Poor school districts struggling to find affordable ways to modernize schools might be eligible for billions of dollars in additional funding, depending on how Congress voted when it returned to the lame-duck session in December.

While much of the attention surrounding the federal education budget for fiscal 2001 has focused on an amendment that would mandate the use of internet filters in schools receiving federal money, the education budget also proposes to increase funding for school construction and modernization by billions of dollars.

Included in the appropriations package is a bipartisan school modernization bill introduced by Rep. Nancy Johnson, R-Conn., and Rep. Charles Rangel, D-N.Y., called America’s Better Classrooms Act of 2000 (H.R. 4094).

This bill would commit $24.8 billion in tax credit bonds during the next two years to modernize up to 6,000 schools. Within this $24.8 billion program, $2.4 billion—up from $400 million the year before—is reserved for Qualified Zone Academy Bonds, also known as QZABs (pronounced “cue-zabs”).

The Better Classrooms Act also included a new $1.3 billion school emergency renovation loan and grant for high-need school districts with little or no capacity to fund urgent repairs. The neediest districts would have priority for receiving these funds.

The increase in the QZAB program is significant for school technology, because QZABs provide interest-free loans to low-income schools to pay for renovating school buildings, purchasing equipment (including computers and high-speed networks), developing curriculum, and training school personnel.

The limit set in bonding authority for the QZAB program, which was created in 1997, has always been $400 million per year. The proposal would expand the program by 600 percent, to $2.4 billion in bond authority over two years, and for the first time would permit QZABs to be used for new construction projects.

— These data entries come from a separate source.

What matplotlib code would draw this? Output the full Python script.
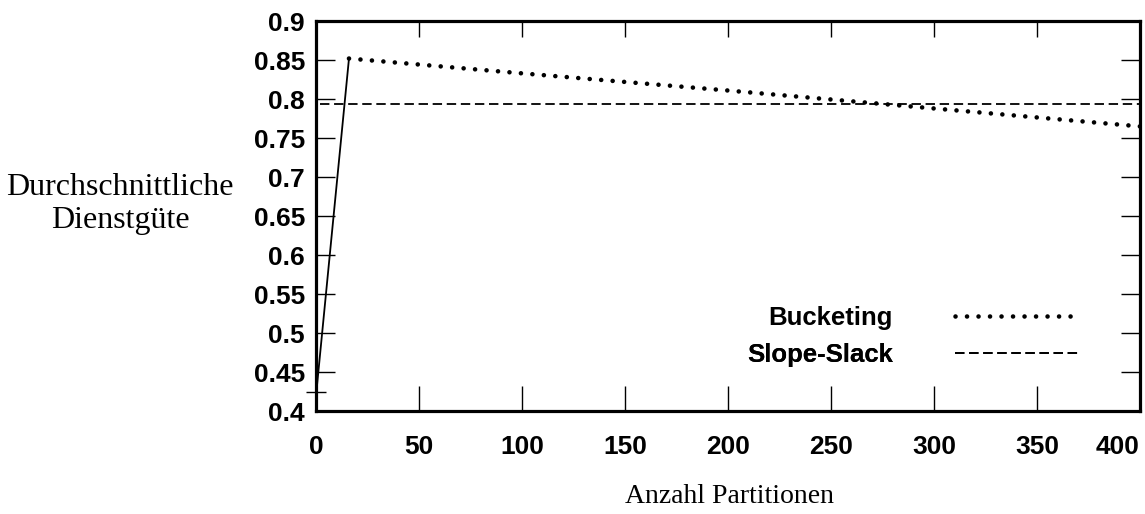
import matplotlib
matplotlib.use("Agg")
from matplotlib import pyplot as plt

# values
start_x = [0, 16]
start_y = [0.42, 0.852]

bucketing_x = [16, 100, 200, 300, 400]
bucketing_y = [0.852, 0.833, 0.811, 0.788, 0.765]

slope_x = [2, 400]
slope_y = [0.794, 0.794]

x_ticks = [0, 50, 100, 150, 200, 250, 300, 350, 400]
y_ticks = [0.4, 0.45, 0.5, 0.55, 0.6, 0.65, 0.7, 0.75, 0.8, 0.85, 0.9]
y_labels = ["0.4", "0.45", "0.5", "0.55", "0.6", "0.65", "0.7", "0.75", "0.8", "0.85", "0.9"]

fig = plt.figure(figsize=(11.45, 5.14), dpi=100)
ax = fig.add_axes([0.276, 0.2, 0.7196, 0.759])

ax.plot(start_x, start_y, color="black", lw=1.3, solid_capstyle="butt")
bl, = ax.plot(bucketing_x, bucketing_y, color="black", lw=3.3,
              linestyle=(0, (0.01, 2.5)), dash_capstyle="round")
sl, = ax.plot(slope_x, slope_y, color="black", lw=1.3, linestyle=(0, (5.2, 2.6)))

ax.set_xlim(0, 400)
ax.set_ylim(0.4, 0.9)
ax.set_xticks(x_ticks)
ax.set_yticks(y_ticks)
ax.set_yticklabels(y_labels)
ax.set_yticks([0.425], minor=True)
ax.set_xticks([], minor=True)

for s in ax.spines.values():
    s.set_linewidth(2.3)

bold = {"family": "Liberation Sans", "weight": "bold", "size": 19}
for t in ax.get_xticklabels() + ax.get_yticklabels():
    t.set_fontproperties(matplotlib.font_manager.FontProperties(**bold))
# last x label sits against the right border
ax.get_xticklabels()[-1].set_ha("right")

ax.tick_params(axis="both", which="major", direction="in", width=1.0, color="black")
ax.tick_params(axis="x", which="major", length=18, pad=17, top=True)
ax.tick_params(axis="y", which="major", length=13.5, pad=8, right=True)
ax.tick_params(axis="y", which="minor", direction="inout", length=14, width=1.0,
               left=True, right=False)

# top ticks are shorter than bottom ones
for tk in ax.xaxis.get_major_ticks():
    tk.tick2line.set_markersize(11.5)

fig.text(0.105, 0.603, "Durchschnittliche\nDienstgüte", ha="center", va="center",
         family="Liberation Serif", fontsize=23, linespacing=1.15)
fig.text(0.637, 0.021, "Anzahl Partitionen", ha="center", va="baseline",
         family="Liberation Serif", fontsize=20)

leg_font = {"family": "Liberation Sans", "weight": "bold", "size": 18.5}
for handle, name, ypos in [(bl, "Bucketing", 0.381), (sl, "Slope-Slack", 0.309)]:
    lg = ax.legend([handle], [name], loc="center right", bbox_to_anchor=(0.9415, ypos),
                   bbox_transform=fig.transFigure, frameon=False, markerfirst=False,
                   handlelength=4.8, handletextpad=2.4, borderpad=0, borderaxespad=0,
                   prop=leg_font)
    ax.add_artist(lg)

fig.savefig("out.png", dpi=100)
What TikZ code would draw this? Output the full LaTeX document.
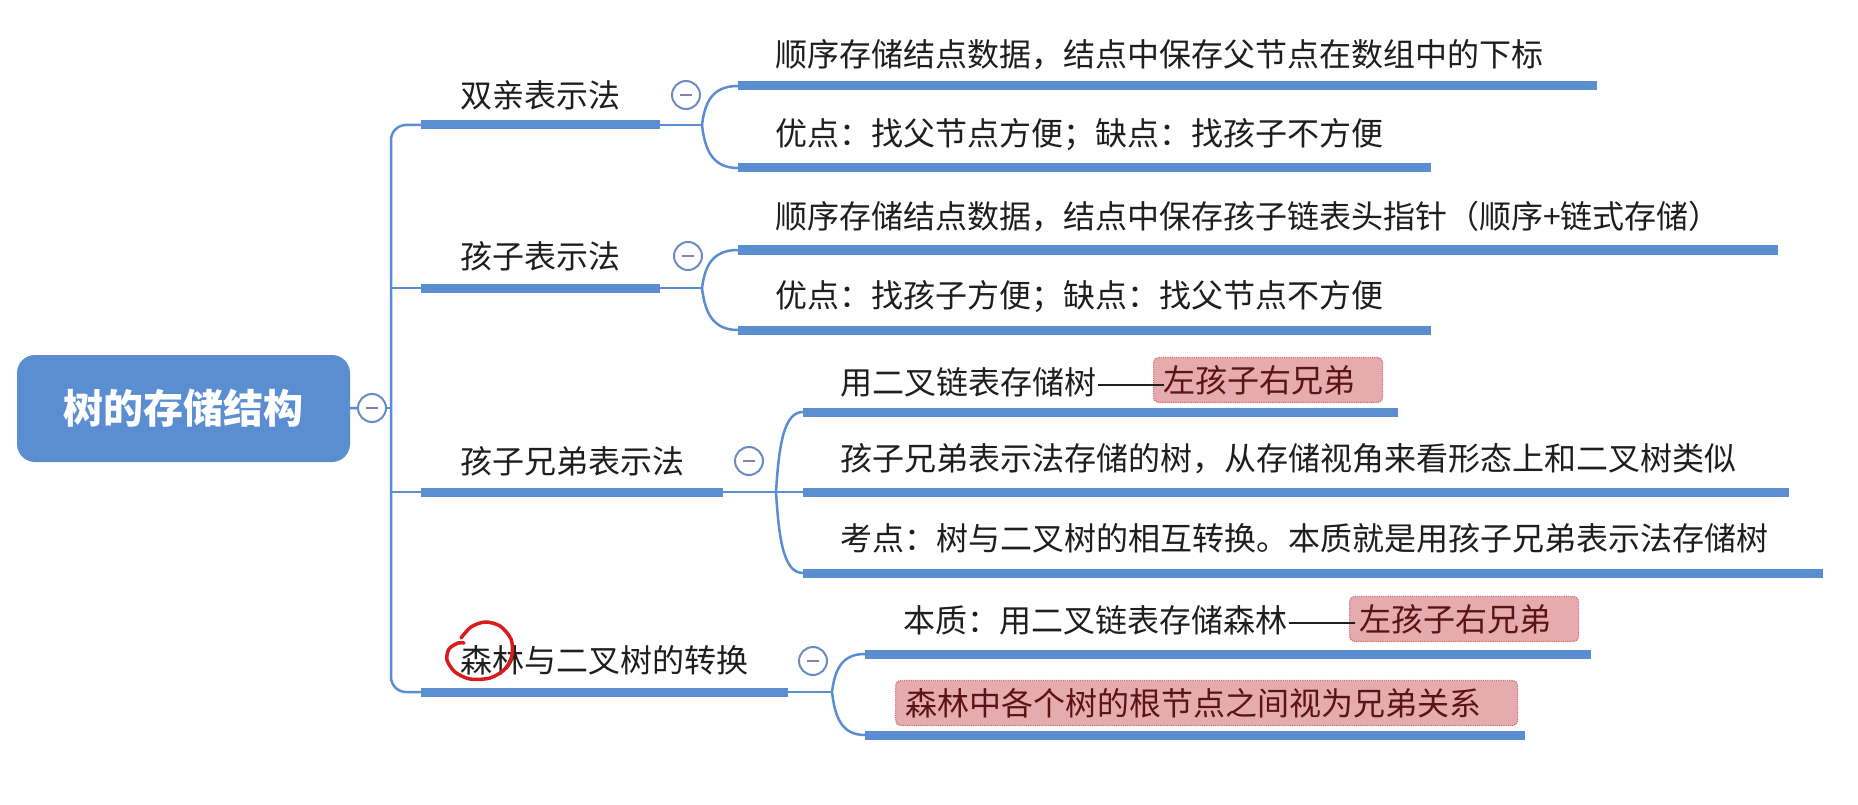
\documentclass[tikz,border=0pt]{standalone}
\usepackage{fontspec}
\setmainfont{Noto Sans CJK SC}

\definecolor{mapblue}{HTML}{5B8ED1}
\definecolor{ringblue}{HTML}{6A8CC4}
\definecolor{minusgray}{HTML}{8A80B0}
\definecolor{inkgray}{HTML}{1E1E1E}
\definecolor{notefill}{HTML}{E5ABAE}
\definecolor{noteline}{HTML}{D0706A}
\definecolor{notetext}{HTML}{5A1414}
\definecolor{penred}{HTML}{D81C1C}

\newcommand{\longdash}{\resizebox{70pt}{\height}{——}}

\tikzset{
  rootbox/.style={fill=mapblue, rounded corners=18pt, minimum width=333pt, minimum height=107pt,
    inner sep=0pt, text=white, font=\fontsize{40pt}{40pt}\selectfont\bfseries},
  topic/.style={anchor=west, inner sep=0pt, text=inkgray, font=\fontsize{32pt}{32pt}\selectfont},
  notebox/.style={fill=notefill, draw=noteline, densely dotted, line width=1.2pt, rounded corners=5pt,
    anchor=west, inner xsep=10pt, inner ysep=0pt, minimum height=45pt, text width=#1, align=left,
    text=notetext, font=\fontsize{32pt}{32pt}\selectfont},
  toggle/.style={circle, draw=ringblue, fill=white, line width=2pt, minimum size=28pt, inner sep=0pt,
    path picture={\draw[minusgray, line width=2pt]
      ([xshift=-6pt]path picture bounding box.center) -- ([xshift=6pt]path picture bounding box.center);}},
  bar/.style={mapblue, line width=9pt},
  link/.style={mapblue, line width=2.5pt},
}

\begin{document}
\begin{tikzpicture}[x=1pt,y=-1pt]

\fill[white] (0,0) rectangle (1858,805);
\useasboundingbox (0,0) rectangle (1858,805);

% root
\node[rootbox] (root) at (183.5,408.5) {树的存储结构};
\node[toggle] (t0) at (372,408) {};
\coordinate (trunk) at (391,408);

% main branches
\coordinate (a0) at (421,125); \coordinate (a1) at (660,125); \coordinate (bA) at (702,125);
\coordinate (b0) at (421,288); \coordinate (b1) at (660,288); \coordinate (bB) at (702,288);
\coordinate (c0) at (421,492); \coordinate (c1) at (723,492); \coordinate (bC) at (776,492);
\coordinate (d0) at (421,692); \coordinate (d1) at (788,692); \coordinate (bD) at (832,692);

\draw[link] (root) -- (t0);
\draw[link] (t0) -- (trunk);
\draw[link, rounded corners=15pt] (a0) -| (trunk) |- (d0);
\draw[link] (trunk |- b0) -- (b0);
\draw[link] (trunk |- c0) -- (c0);

\draw[bar] (a0) -- (a1); \draw[link] (a1) -- (bA);
\draw[bar] (b0) -- (b1); \draw[link] (b1) -- (bB);
\draw[bar] (c0) -- (c1); \draw[link] (c1) -- (bC);
\draw[bar] (d0) -- (d1); \draw[link] (d1) -- (bD);

\node[topic] (A) at (460,95) {双亲表示法};
\node[topic] (B) at (460,256) {孩子表示法};
\node[topic] (C) at (460,461) {孩子兄弟表示法};
\node[topic] (D) at (460,660) {森林与二叉树的转换};

\node[toggle] (tA) at (686,95) {};
\node[toggle] (tB) at (688,256) {};
\node[toggle] (tC) at (749,461) {};
\node[toggle] (tD) at (813,661) {};

% sub branches
\coordinate (A1s) at (738,86);  \coordinate (A1e) at (1597,86);
\coordinate (A2s) at (738,168); \coordinate (A2e) at (1431,168);
\coordinate (B1s) at (738,250); \coordinate (B1e) at (1778,250);
\coordinate (B2s) at (738,330); \coordinate (B2e) at (1431,330);
\coordinate (C1s) at (803,412); \coordinate (C1e) at (1398,412);
\coordinate (C2s) at (803,492); \coordinate (C2e) at (1789,492);
\coordinate (C3s) at (803,573); \coordinate (C3e) at (1823,573);
\coordinate (D1s) at (865,654); \coordinate (D1e) at (1591,654);
\coordinate (D2s) at (865,735); \coordinate (D2e) at (1525,735);

\draw[link] (bA) .. controls +(3,-24) and +(-25,0) .. (A1s);
\draw[link] (bA) .. controls +(3,26) and +(-25,0) .. (A2s);
\draw[link] (bB) .. controls +(3,-23) and +(-25,0) .. (B1s);
\draw[link] (bB) .. controls +(3,25) and +(-25,0) .. (B2s);
\draw[link] (bC) .. controls +(3,-48) and +(-19,0) .. (C1s);
\draw[link] (bC) -- (C2s);
\draw[link] (bC) .. controls +(3,49) and +(-19,0) .. (C3s);
\draw[link] (bD) .. controls +(3,-23) and +(-23,0) .. (D1s);
\draw[link] (bD) .. controls +(3,26) and +(-23,0) .. (D2s);

\draw[bar] (A1s) -- (A1e); \draw[bar] (A2s) -- (A2e);
\draw[bar] (B1s) -- (B1e); \draw[bar] (B2s) -- (B2e);
\draw[bar] (C1s) -- (C1e); \draw[bar] (C2s) -- (C2e); \draw[bar] (C3s) -- (C3e);
\draw[bar] (D1s) -- (D1e); \draw[bar] (D2s) -- (D2e);

% highlighted notes
\node[notebox=209pt] (C1m) at (1153,380) {左孩子右兄弟};
\node[notebox=209pt] (D1m) at (1349,619) {左孩子右兄弟};
\node[notebox=602pt] (D2m) at (895,703) {森林中各个树的根节点之间视为兄弟关系};

\node[topic] (A1) at (775,55) {顺序存储结点数据，结点中保存父节点在数组中的下标};
\node[topic] (A2) at (775,135) {优点：找父节点方便；缺点：找孩子不方便};
\node[topic] (B1) at (775,217) {顺序存储结点数据，结点中保存孩子链表头指针（顺序+链式存储）};
\node[topic] (B2) at (775,297) {优点：找孩子方便；缺点：找父节点不方便};
\node[topic] (C1) at (840,382) {用二叉链表存储树\longdash};
\node[topic] (C2) at (840,459) {孩子兄弟表示法存储的树，从存储视角来看形态上和二叉树类似};
\node[topic] (C3) at (840,538) {考点：树与二叉树的相互转换。本质就是用孩子兄弟表示法存储树};
\node[topic] (D1) at (903,620) {本质：用二叉链表存储森林\longdash};

% pen mark
\draw[penred, line width=3.5pt, line cap=round] plot[smooth] coordinates
  {(461,638) (471,627) (485,622) (500,626) (511,639) (512,655) (505,669) (490,678) (470,679) (455,672) (447,660) (449,649) (458,643) (464,643)};

\end{tikzpicture}
\end{document}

Schools receiving QZABs must be located in a federal empowerment zone or enterprise community, or they must have at least 35 percent of their students eligible for free or reduced-price lunches.

QZABs also require schools to team up with the private sector to create partnerships, because to qualify, they must get a business to match at least 10 percent of the bond value.

Schools receiving QZABs are responsible for repaying the principal, while the federal government pays the interest to the bondholder in the form of a tax credit, relieving the community of this expense. Because interest payments can equal up to 50 percent of the cost of a typical loan, states and local communities will save substantially from this program, according to U.S. Secretary of Education Richard W. Riley.

Budget uncertainty

Both Riley and President Clinton asked Congress to fully fund the school modernization and construction bill, which is cosponsored by a clear bipartisan majority of 229 House members.

“This school construction proposal is an important piece of the budget. It should have the full support of every member of Congress, including fiscal conservatives, because it would save states and communities billions of dollars in interest costs,” Riley said in a statement Oct. 24.

Days before the presidential election, Congress retreated from an agreement on the education budget, which is included in the Labor, Health and Human Services, and Education appropriations bill (H.R.4577), also referred to as Labor HHS. Clinton blamed the Labor HHS hold-up on Republicans bowing to the demands of special interests.

“[On Oct. 29], we reached bipartisan agreement on an education budget that would have tremendous achievement for our children. But, under orders from their special interests, the Republican leadership canceled the compromise we had reached,” Clinton said Nov. 2.

The White House accused congressional leaders of backing away from the agreement after special interests objected to an unrelated provision regarding repetitive stress injuries in the workplace.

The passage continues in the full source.